Spinoza tells us there is only one substance, namely god or nature. From this we can logically conclude that Autonomedia and Minor Compositions are indeed part of a unified fabric of being, along with puppy dogs, your mother’s pool cue, and the entirety of the 1986 Mets. That, however, does not adequately describe the particular relation between different modes of becoming involved. The evaluation of compositional modes is one of history and time, which of course do not exist. It is as when Rimbaud says that “I is an other”: Minor Compositions is both a part of Autonomedia and a becoming-other compositional mixture of Autonomedia that is not totally of it, that is the other to the self that is Autonomedia.

* Wasn’t that just a bunch of gobbledlygook? What do you mean that by that? How does it practically work?
Perhaps. How does it work? Simply, by breaking down, like all forms of desiring machines. But that’s probably not what you mean. So let’s say more practically that within the realm of autonomous media production there are zones of autonomy within the larger framework of imaginal production. These are points and processes of conjunction where Autonomedia is less a centralized location, but rather where different forces collaborate in ways that would not be possible without that framework. And if you look over the history of what Autonomedia has published you will see these kinds of collaborations and joint projects taking place under the proper name ‘umbrella’ of Autonomedia, from joint projects during the 90s with Black & Red, Anarchy: A Journal of Desire Armed, and the Info.Interactivist project (coordinated with Interactivist and ABC No Rio). More recent joint projects include that collaborations that led to the DATA Browser series, the Shut Them Down! Book with the Dissent! Network, and the Proud to Be Flesh anthology that compiles the best of Mute Magazine. This is part of the shift from publisher as producer to publisher as assemblage, as one node in a larger process of composition.

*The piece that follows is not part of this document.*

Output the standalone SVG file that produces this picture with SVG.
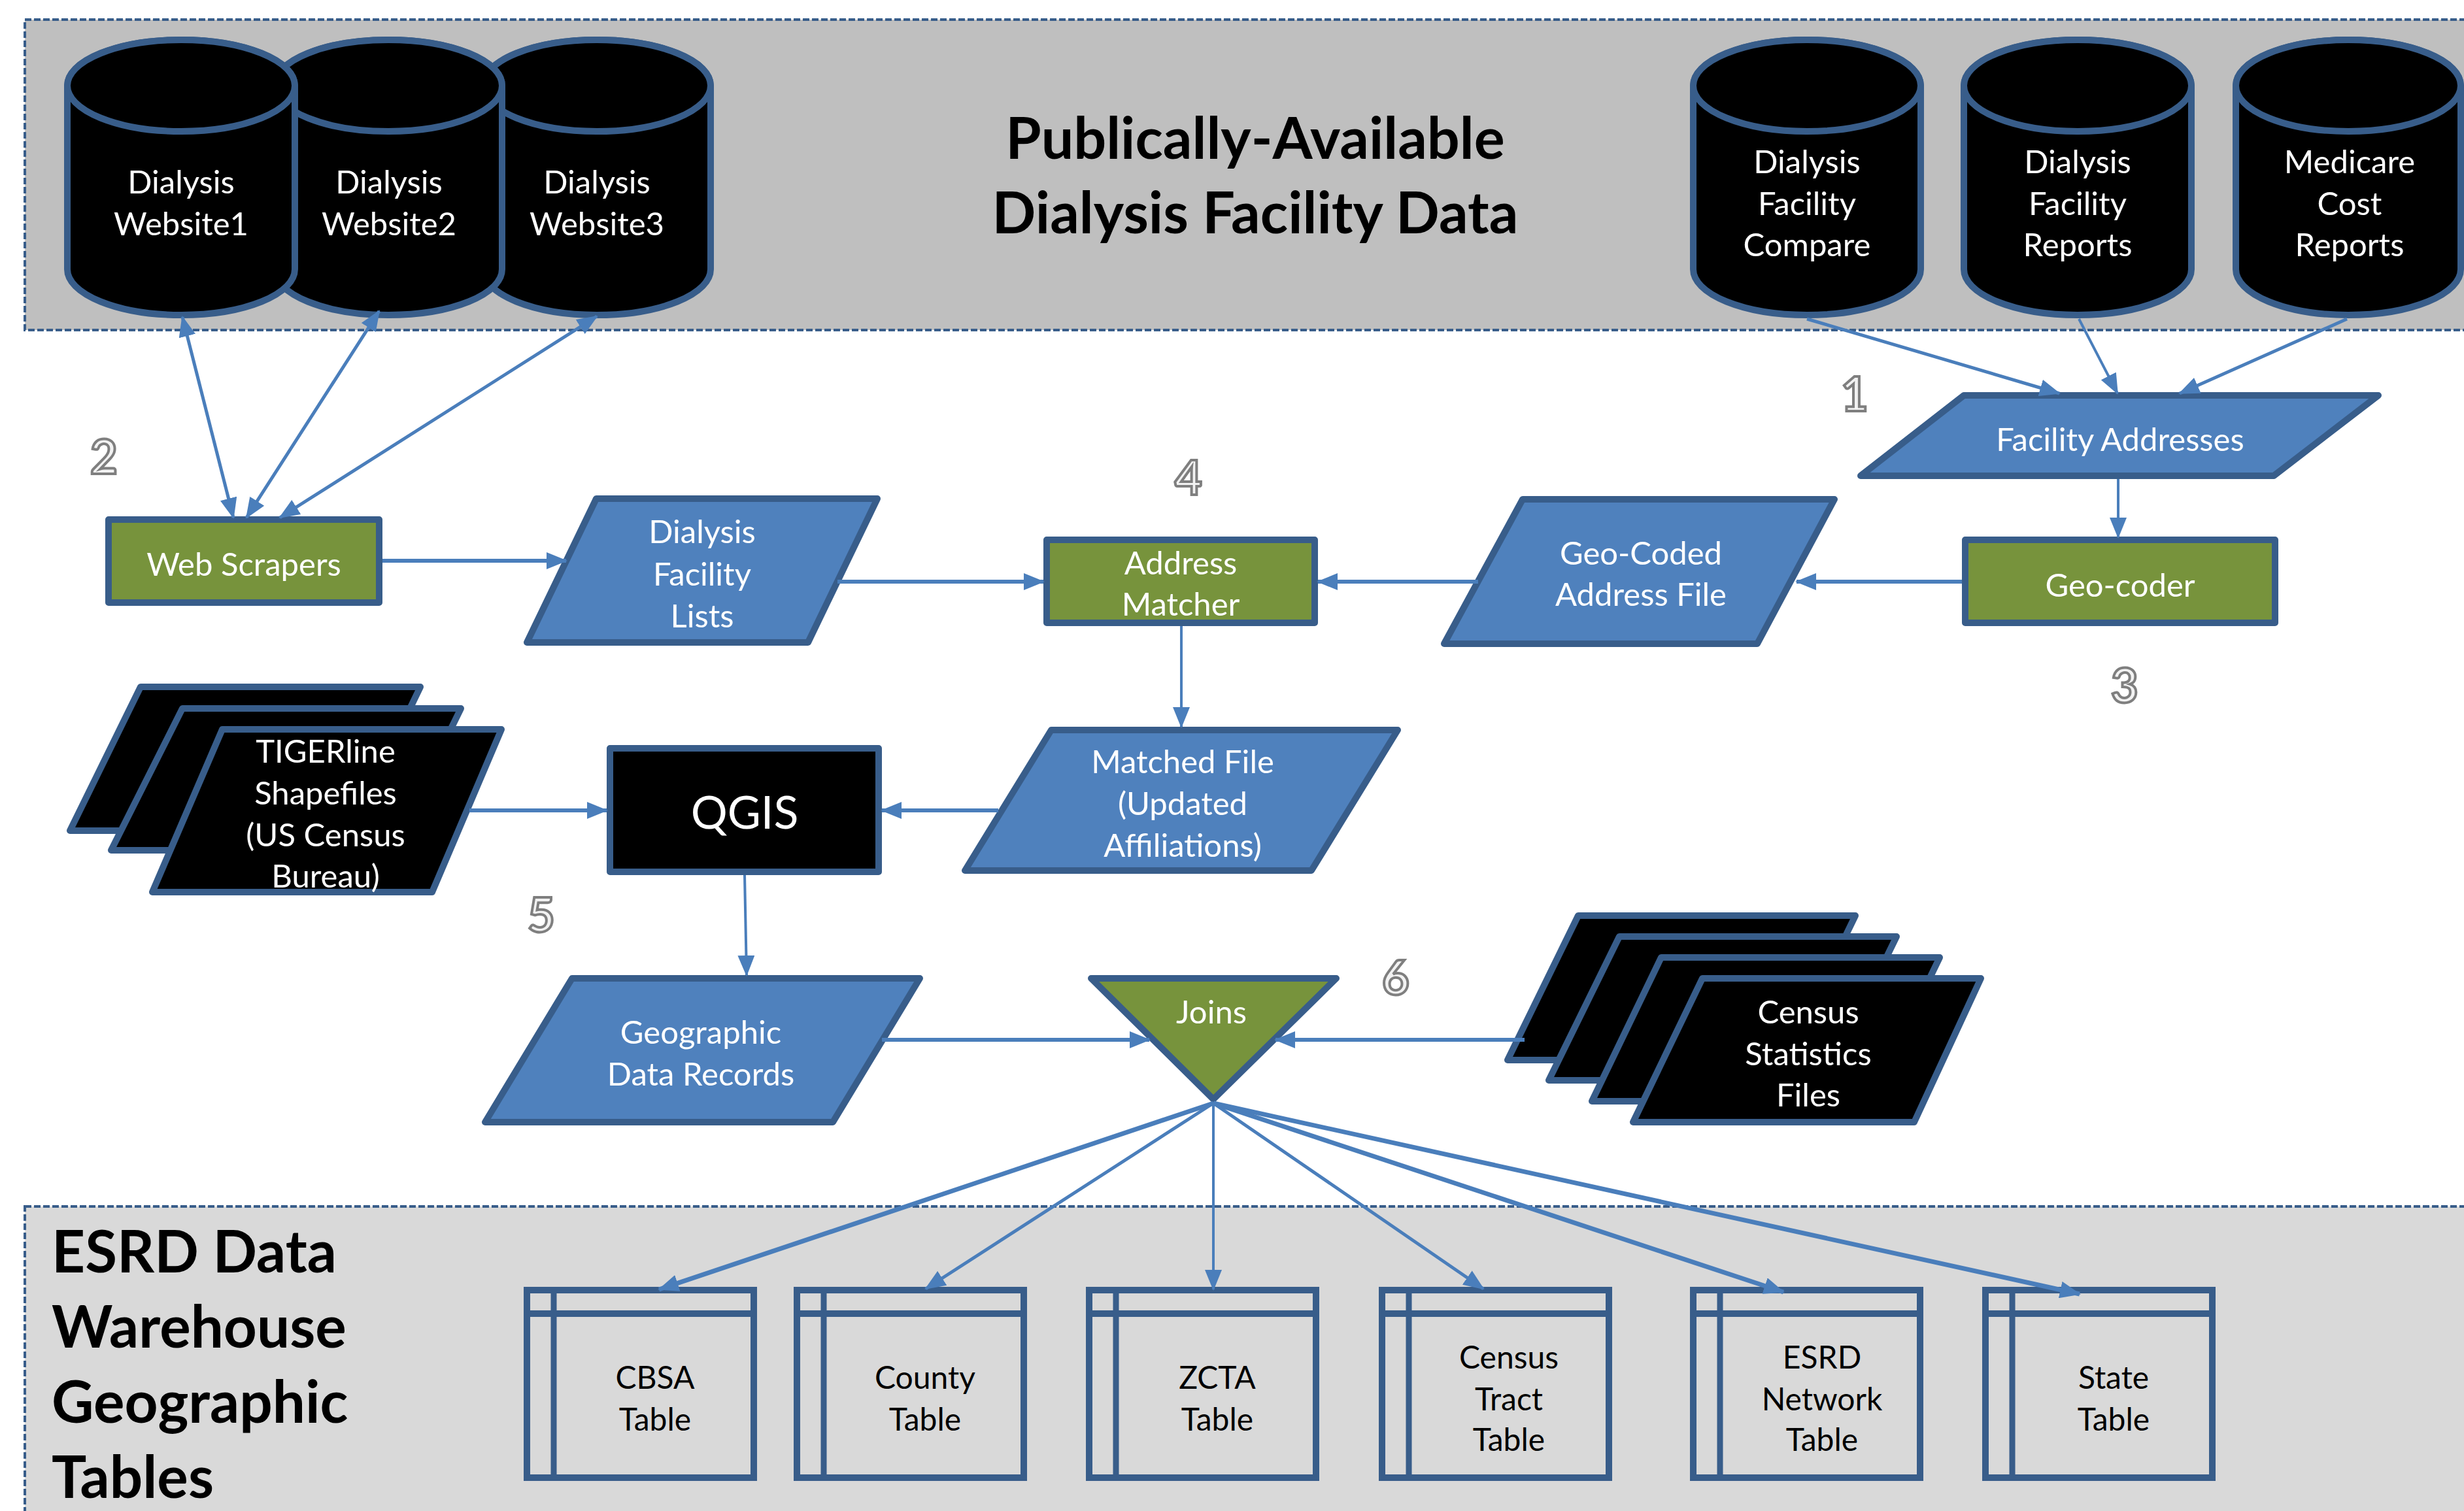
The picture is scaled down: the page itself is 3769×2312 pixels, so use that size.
<svg xmlns="http://www.w3.org/2000/svg" width="3769" height="2312" viewBox="0 0 3769 2312">
<defs>
<style>
.panel{stroke:#385d8a;stroke-width:4;stroke-dasharray:10 4}
.sh{stroke:#385d8a;stroke-width:10;stroke-linejoin:round}
.blue{fill:#4f81bd}
.green{fill:#77933c}
.blk{fill:#000000}
.tbl{fill:none;stroke:#385d8a;stroke-width:10}
.c{stroke:#4a7ebb;fill:none;stroke-width:6}
.t{font-family:Lato,"Liberation Sans",sans-serif;font-size:49px;fill:#ffffff;text-anchor:middle;transform:translate(0px,3px)}
.tk{font-family:Lato,"Liberation Sans",sans-serif;font-size:48px;fill:#000000;text-anchor:middle;transform:translate(0px,2px)}
.hd{font-family:Lato,"Liberation Sans",sans-serif;font-weight:bold;font-size:88px;fill:#000000}
.num{font-family:Lato,"Liberation Sans",sans-serif;font-weight:bold;font-size:72px;fill:#f2f2f2;stroke:#7f7f7f;stroke-width:4;text-anchor:middle}
</style>
<marker id="ah" markerUnits="userSpaceOnUse" markerWidth="32" markerHeight="26" refX="30" refY="13" orient="auto-start-reverse">
<path d="M0,0 L32,13 L0,26 Z" fill="#4a7ebb"/>
</marker>
</defs>
<rect width="3769" height="2312" fill="#ffffff"/>
<g id="panel-top">
<rect class="panel" x="38" y="30" width="3760" height="475" fill="#bfbfbf"/>
<text class="hd" x="1920" y="243" text-anchor="middle" style="font-size:88px">Publically-Available</text>
<text class="hd" x="1920" y="357" text-anchor="middle" style="font-size:88px">Dialysis Facility Data</text>
</g>
<g id="panel-bottom">
<rect class="panel" x="38" y="1846" width="3760" height="500" fill="#d9d9d9"/>
<text class="hd" x="79" y="1947" style="font-size:89px">ESRD Data</text>
<text class="hd" x="79" y="2062" style="font-size:89px">Warehouse</text>
<text class="hd" x="79" y="2177" style="font-size:89px">Geographic</text>
<text class="hd" x="79" y="2292" style="font-size:89px">Tables</text>
</g>
<g id="website3">
<path class="sh blk" d="M739,131 L739,412 A174,70 0 0 0 1087,412 L1087,131 A174,70 0 0 0 739,131 Z"/>
<ellipse class="sh blk" cx="913" cy="131" rx="174" ry="70"/>
<text class="t" x="913" y="293">Dialysis</text>
<text class="t" x="913" y="357">Website3</text>
</g>
<g id="website2">
<path class="sh blk" d="M420,131 L420,412 A174,70 0 0 0 768,412 L768,131 A174,70 0 0 0 420,131 Z"/>
<ellipse class="sh blk" cx="594" cy="131" rx="174" ry="70"/>
<text class="t" x="595" y="293">Dialysis</text>
<text class="t" x="595" y="357">Website2</text>
</g>
<g id="website1">
<path class="sh blk" d="M103,131 L103,412 A174,70 0 0 0 451,412 L451,131 A174,70 0 0 0 103,131 Z"/>
<ellipse class="sh blk" cx="277" cy="131" rx="174" ry="70"/>
<text class="t" x="277" y="293">Dialysis</text>
<text class="t" x="277" y="357">Website1</text>
</g>
<g id="dfc">
<path class="sh blk" d="M2590,131 L2590,412 A174,70 0 0 0 2938,412 L2938,131 A174,70 0 0 0 2590,131 Z"/>
<ellipse class="sh blk" cx="2764" cy="131" rx="174" ry="70"/>
<text class="t" x="2764" y="262">Dialysis</text>
<text class="t" x="2764" y="326">Facility</text>
<text class="t" x="2764" y="389">Compare</text>
</g>
<g id="dfr">
<path class="sh blk" d="M3004,131 L3004,412 A174,70 0 0 0 3352,412 L3352,131 A174,70 0 0 0 3004,131 Z"/>
<ellipse class="sh blk" cx="3178" cy="131" rx="174" ry="70"/>
<text class="t" x="3178" y="262">Dialysis</text>
<text class="t" x="3178" y="326">Facility</text>
<text class="t" x="3178" y="389">Reports</text>
</g>
<g id="mcr">
<path class="sh blk" d="M3420,131 L3420,412 A172,70 0 0 0 3764,412 L3764,131 A172,70 0 0 0 3420,131 Z"/>
<ellipse class="sh blk" cx="3592" cy="131" rx="172" ry="70"/>
<text class="t" x="3594" y="262">Medicare</text>
<text class="t" x="3594" y="326">Cost</text>
<text class="t" x="3594" y="389">Reports</text>
</g>
<g id="facility-addresses">
<polygon class="sh blue" points="3004,605 3638,605 3478,728 2846,728"/>
<text class="t" x="3243" y="687">Facility Addresses</text>
</g>
<g id="web-scrapers">
<rect class="sh green" x="166" y="795" width="414" height="127"/>
<text class="t" x="373" y="878">Web Scrapers</text>
</g>
<g id="dialysis-facility-lists">
<polygon class="sh blue" points="912,763 1342,763 1236,983 806,983"/>
<text class="t" x="1074" y="828">Dialysis</text>
<text class="t" x="1074" y="893">Facility</text>
<text class="t" x="1074" y="957">Lists</text>
</g>
<g id="address-matcher">
<rect class="sh green" x="1601" y="826" width="410" height="127"/>
<text class="t" x="1806" y="876">Address</text>
<text class="t" x="1806" y="939">Matcher</text>
</g>
<g id="geo-coded">
<polygon class="sh blue" points="2329,764 2806,764 2688,985 2209,985"/>
<text class="t" x="2510" y="861">Geo-Coded</text>
<text class="t" x="2510" y="924">Address File</text>
</g>
<g id="geo-coder">
<rect class="sh green" x="3006" y="826" width="474" height="127"/>
<text class="t" x="3243" y="910">Geo-coder</text>
</g>
<g id="tigerline">
<polygon class="sh blk" points="215,1051 643,1051 537,1271 107,1271"/>
<polygon class="sh blk" points="279,1084 705,1084 599,1301 170,1301"/>
<polygon class="sh blk" points="340,1116 767,1116 661,1365 233,1365"/>
<text class="t" x="498" y="1164">TIGERline</text>
<text class="t" x="498" y="1228">Shapefiles</text>
<text class="t" x="498" y="1292">(US Census</text>
<text class="t" x="498" y="1355">Bureau)</text>
</g>
<g id="qgis">
<rect class="sh blk" x="933" y="1145" width="411" height="189"/>
<text class="t" x="1139" y="1265" style="font-size:70px">QGIS</text>
</g>
<g id="matched-file">
<polygon class="sh blue" points="1608,1117 2138,1117 2006,1332 1476,1332"/>
<text class="t" x="1809" y="1180">Matched File</text>
<text class="t" x="1809" y="1244">(Updated</text>
<text class="t" x="1809" y="1308">Affiliations)</text>
</g>
<g id="geographic-data-records">
<polygon class="sh blue" points="875,1497 1407,1497 1274,1717 742,1717"/>
<text class="t" x="1072" y="1594">Geographic</text>
<text class="t" x="1072" y="1658">Data Records</text>
</g>
<g id="joins">
<polygon class="sh green" points="1669,1497 2044,1497 1856,1682"/>
<text class="t" x="1853" y="1563">Joins</text>
</g>
<g id="census-statistics">
<polygon class="sh blk" points="2414,1401 2838,1401 2731,1622 2306,1622"/>
<polygon class="sh blk" points="2477,1433 2901,1433 2794,1653 2369,1653"/>
<polygon class="sh blk" points="2541,1465 2967,1465 2861,1685 2435,1685"/>
<polygon class="sh blk" points="2604,1497 3030,1497 2928,1717 2498,1717"/>
<text class="t" x="2766" y="1563">Census</text>
<text class="t" x="2766" y="1627">Statistics</text>
<text class="t" x="2766" y="1690">Files</text>
</g>
<g id="cbsa-table">
<rect class="tbl" x="806" y="1974" width="347" height="287"/>
<line class="tbl" x1="806" y1="2010" x2="1153" y2="2010"/>
<line class="tbl" x1="847" y1="1974" x2="847" y2="2261" style="stroke-width:9"/>
<text class="tk" x="1002" y="2123">CBSA</text>
<text class="tk" x="1002" y="2187">Table</text>
</g>
<g id="county-table">
<rect class="tbl" x="1219" y="1974" width="347" height="287"/>
<line class="tbl" x1="1219" y1="2010" x2="1566" y2="2010"/>
<line class="tbl" x1="1260" y1="1974" x2="1260" y2="2261" style="stroke-width:9"/>
<text class="tk" x="1415" y="2123">County</text>
<text class="tk" x="1415" y="2187">Table</text>
</g>
<g id="zcta-table">
<rect class="tbl" x="1666" y="1974" width="347" height="287"/>
<line class="tbl" x1="1666" y1="2010" x2="2013" y2="2010"/>
<line class="tbl" x1="1707" y1="1974" x2="1707" y2="2261" style="stroke-width:9"/>
<text class="tk" x="1862" y="2123">ZCTA</text>
<text class="tk" x="1862" y="2187">Table</text>
</g>
<g id="census-tract-table">
<rect class="tbl" x="2114" y="1974" width="347" height="287"/>
<line class="tbl" x1="2114" y1="2010" x2="2461" y2="2010"/>
<line class="tbl" x1="2155" y1="1974" x2="2155" y2="2261" style="stroke-width:9"/>
<text class="tk" x="2308" y="2092">Census</text>
<text class="tk" x="2308" y="2156">Tract</text>
<text class="tk" x="2308" y="2218">Table</text>
</g>
<g id="esrd-network-table">
<rect class="tbl" x="2590" y="1974" width="347" height="287"/>
<line class="tbl" x1="2590" y1="2010" x2="2937" y2="2010"/>
<line class="tbl" x1="2631" y1="1974" x2="2631" y2="2261" style="stroke-width:9"/>
<text class="tk" x="2787" y="2092">ESRD</text>
<text class="tk" x="2787" y="2156">Network</text>
<text class="tk" x="2787" y="2218">Table</text>
</g>
<g id="state-table">
<rect class="tbl" x="3037" y="1974" width="347" height="287"/>
<line class="tbl" x1="3037" y1="2010" x2="3384" y2="2010"/>
<line class="tbl" x1="3078" y1="1974" x2="3078" y2="2261" style="stroke-width:9"/>
<text class="tk" x="3233" y="2123">State</text>
<text class="tk" x="3233" y="2187">Table</text>
</g>
<g id="labels">
<text class="num" x="2837" y="629">1</text>
<text class="num" x="159" y="725">2</text>
<text class="num" x="3250" y="1075">3</text>
<text class="num" x="1818" y="757">4</text>
<text class="num" x="828" y="1426">5</text>
<text class="num" x="2135" y="1522">6</text>
</g>
<g id="connectors">
<line class="c" x1="279" y1="485" x2="357" y2="792" marker-start="url(#ah)" marker-end="url(#ah)" style="stroke-width:5"/>
<line class="c" x1="580" y1="476" x2="377" y2="792" marker-start="url(#ah)" marker-end="url(#ah)" style="stroke-width:5"/>
<line class="c" x1="913" y1="484" x2="428" y2="792" marker-start="url(#ah)" marker-end="url(#ah)" style="stroke-width:5"/>
<line class="c" x1="2764" y1="488" x2="3150" y2="602" marker-end="url(#ah)" style="stroke-width:5"/>
<line class="c" x1="3180" y1="488" x2="3239" y2="602" marker-end="url(#ah)" style="stroke-width:4"/>
<line class="c" x1="3590" y1="488" x2="3334" y2="602" marker-end="url(#ah)" style="stroke-width:5"/>
<line class="c" x1="3240" y1="733" x2="3240" y2="822" marker-end="url(#ah)" style="stroke-width:4"/>
<line class="c" x1="585" y1="858" x2="866" y2="858" marker-end="url(#ah)"/>
<line class="c" x1="1281" y1="890" x2="1596" y2="890" marker-end="url(#ah)"/>
<line class="c" x1="2261" y1="890" x2="2016" y2="890" marker-end="url(#ah)"/>
<line class="c" x1="3001" y1="890" x2="2748" y2="890" marker-end="url(#ah)"/>
<line class="c" x1="1807" y1="958" x2="1807" y2="1112" marker-end="url(#ah)" style="stroke-width:4"/>
<line class="c" x1="1527" y1="1240" x2="1349" y2="1240" marker-end="url(#ah)"/>
<line class="c" x1="718" y1="1240" x2="928" y2="1240" marker-end="url(#ah)"/>
<line class="c" x1="1139" y1="1339" x2="1142" y2="1492" marker-end="url(#ah)" style="stroke-width:4"/>
<line class="c" x1="1349" y1="1591" x2="1758" y2="1591" marker-end="url(#ah)"/>
<line class="c" x1="2332" y1="1591" x2="1951" y2="1591" marker-end="url(#ah)"/>
<line class="c" x1="1856" y1="1688" x2="1008" y2="1973" marker-end="url(#ah)" style="stroke-width:7"/>
<line class="c" x1="1856" y1="1688" x2="1416" y2="1972" marker-end="url(#ah)" style="stroke-width:5"/>
<line class="c" x1="1856" y1="1688" x2="1856" y2="1973" marker-end="url(#ah)" style="stroke-width:4"/>
<line class="c" x1="1856" y1="1688" x2="2269" y2="1972" marker-end="url(#ah)" style="stroke-width:5"/>
<line class="c" x1="1856" y1="1688" x2="2728" y2="1977" marker-end="url(#ah)" style="stroke-width:7"/>
<line class="c" x1="1856" y1="1688" x2="3181" y2="1980" marker-end="url(#ah)" style="stroke-width:7"/>
</g>
</svg>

* The first thing I thought of when I heard the imprint’s title was Deleuze and Guattari’s book on Kafka, the subtitle of which is “Towards a Minor Literature.” Knowing a little bit about the books you’re publishing in the imprint, I’m guessing that there’s some resonance here?
Yes, there certainly is a good deal of degree of resonance there. But as Zafer Aracagök  recently explored in his Desonance (2009), every resonance is also contains a form uncontrolled dissonance existing, even if only potentially, within the series of relations or connections it expresses. Having said that, the approach to questions of language, literature and expression that Deleuze & Guattari formulate here, one not based on developing one’s own language or form of representation, but working through and transforming existing forms, making them strange to themselves, is quite useful for thinking through these questions. The particular conjunction of the minor and class composition, or perhaps composition more generally (as Bifo has suggested), was particularly inspired by the work of Nick Thoburn, who wrote a lovely book called Deleuze, Marx, and Politics

The notion of the minor figures much more broadly in Deleuze and Guattari’s work, underpinning an approach to politics not based on attempting to seize and control apparatuses of power, but working beneath and below them through forms of creative subtraction from domination. But these are ideas that obviously go much beyond Deleuze and Guattari’s work and have a good deal of resonance with what in autonomist politics is worked through with the notion of exodus. So it’s important to not see the moment where these notions are attached to a proper name(s) as being the moment of invention, or the only moment of creative thought. It’s the same question posed by those who have ‘gone to croatan,’ by escaped slaves and maroon communities, or the forms of linguistic evasion practiced by gypsies, criminals, and other marginalized or oppressed communities develop. Another aspect of the project is to connect how these things are theorized in philosophy and social theory with the radical histories and practices that express similar positions, although often without using the same language.